Well, no two days are alike. What my role is with the organization is to connect with seniors and people with disabilities specifically, but we also work with anyone who wants to learn public transportation. Those are just the demographics we reach out to mostly and connect with and teach them how to access and utilize public transportation. We go between Vancouver and in Portland. We even go as deep as, well, the furthest I’ve been is Clackamas Town Center from here.
How long are you generally working with someone?
That’s all individualized. I have had people I’ve worked with just a one-and-done. They were just like, “Look I don’t want to do this the first time alone. I can figure it out, but I just want someone to come with me the first time I do it.” Then they’re off flying and riding the bus everywhere. First I might go with you side by side the whole trip, then I might sit in the back of the bus the first time and you sit in the front. Then I could potentially meet you at the destination. Then I will follow in a vehicle behind the bus when you take the trip independently, then I secretly follow you another time and see how that goes. Usually that’s the process.
What are the biggest challenges in your job?

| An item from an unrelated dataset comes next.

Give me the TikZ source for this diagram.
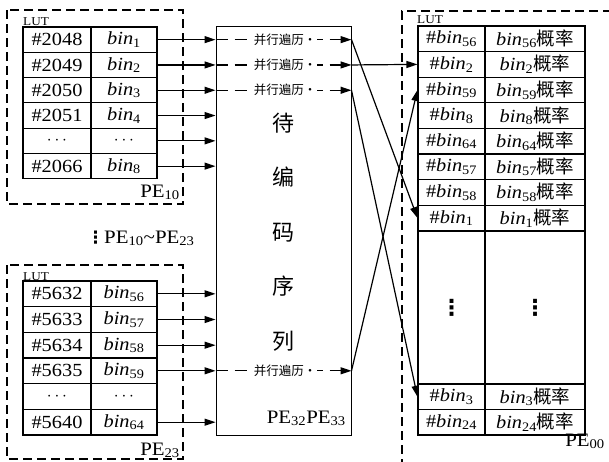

One of our challenges is connecting with the senior community. That’s been a big challenge for our program. People I work with are super surprised to hear that this program exists, just as I was when I went for the position. I was like people do that? People teach you how to ride the bus? Where was that when I was trying to ride the bus? And I think, protective parents. I work with a lot of students and people with disabilities, and the parents or the guardian has had to protect them their whole life (have a hard time) pushing them out of the nest a little bit and trusting me to take their child out and trust that I can judge that they’re safe to do this.
WORKING IN CLARK COUNTY
Working in Clark County, a brief profile of interesting Clark County business owners or a worker in the public, private, or nonprofit sector. Send ideas to Lyndsey Hewitt:
firstname.lastname@example.org; fax 360-735-4598; phone 360-735-4550.
Fisher’s Landing Transit Center
3510 S.E. 164th Ave., Vancouver
Contact: To get in touch with a C-Tran travel trainer, call 360-906-RIDE (7433) or send an email to email@example.com. There’s no eligibility requirement, and it’s free.
Revenue: C-Tran’s budget for Travel Training, according to spokeswoman Chris Selk, equals $246,144, or 0.4 percent of C-Tran’s total budget. Grant revenue funds the majority of that dollar amount, she said. According to C-Tran’s budget, which is accessible online, in 2015-2016 it received $15.3 million in revenue from passenger fares. Last month the agency saw 565,979 passenger trips; in all of 2018, according to recordkeeping at The Columbian, the agency saw 6,215,778 passenger trips.
Number of employees: Two employees make up C-Tran’s travel training department, Jade Dudley and Veronica Marti.
Bureau of Labor Statistics Job Outlook: The bureau doesn’t specifically track the travel trainer occupation, but Dudley’s job working with seniors and those with disabilities could apply to health aides or personal care aides. The bureau projects it to grow 41 percent through 2026. “As the baby-boom population ages and the elderly population grows, the demand for the services of home health aides and personal care aides will continue to increase,” the bureau reports. C-Tran pays travel trainers between $21.01 to $27.46 per hour, according to Selk.